I have heard from others {but do not have stats} indicating that many females in jail are there due to killing or violently assaulting their abusive spouse.

I wonder how many times anyone thought to invoke the castle doctrine on their behalf?

Or does that not count in domestic abuse cases?

Saying no and being able to enforce that are clearly mutually exclusive endeavors.

At October 26, 2007 6:39 PM, Anonymous Anonymous said...


One of the posts for this article made me cry. I'm 16 years into an emotionally abusive relationship. The isolation is the hardest. About six years ago, I decided that I could break that isolation by attending a Unitarian (UU) Church. Our family attended for several weeks until one day he became angry because we were late and became violent in the parking lot.

I remember that people I wanted to get to know were simply staring at us. No one approached. No one said a word. Some people walked away after stoping: other people just starred. With all the eyes staring at me, I picked myself up and went home. I never returned because I was embarrassed. I never heard from anyone at the church either.
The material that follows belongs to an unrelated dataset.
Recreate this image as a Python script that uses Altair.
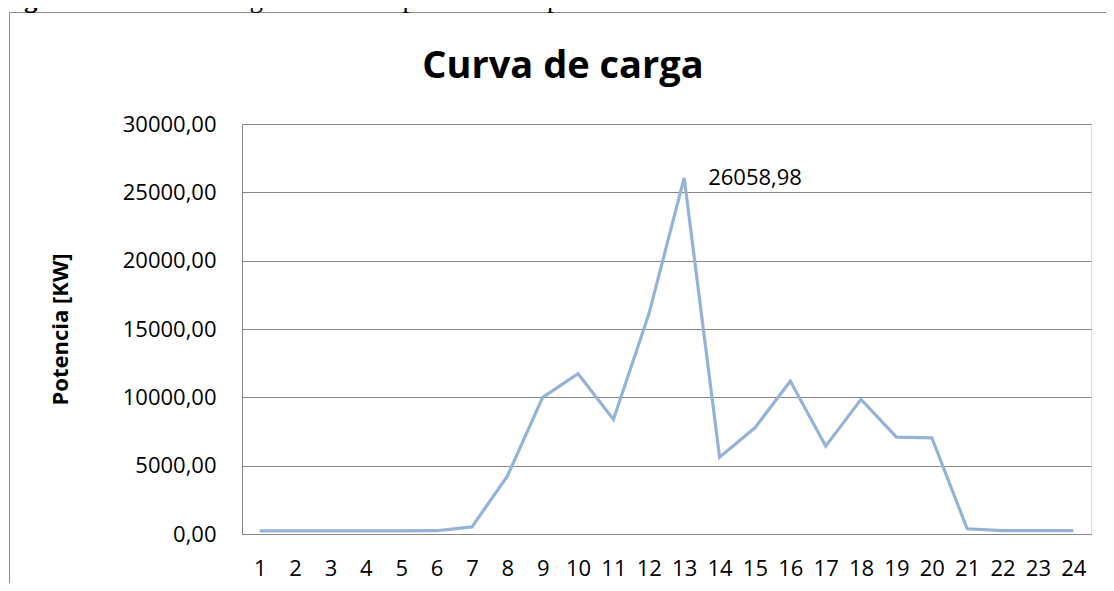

I'll never forget that day as long as I live. I would have welcomed the meddling (concern).

Thanks for your articles.

At October 26, 2007 9:16 PM, Blogger Marcella Chester said...

Anonymous, I am so sorry that your attempt to reach out was met with such a pathetic response. Please know that there are plenty of us out there who are concerned about you and who have empathy for you.

I bet the anger and violence that day had nothing to do with being late and everything to do with the desire to drive a wedge between you and the members of that church.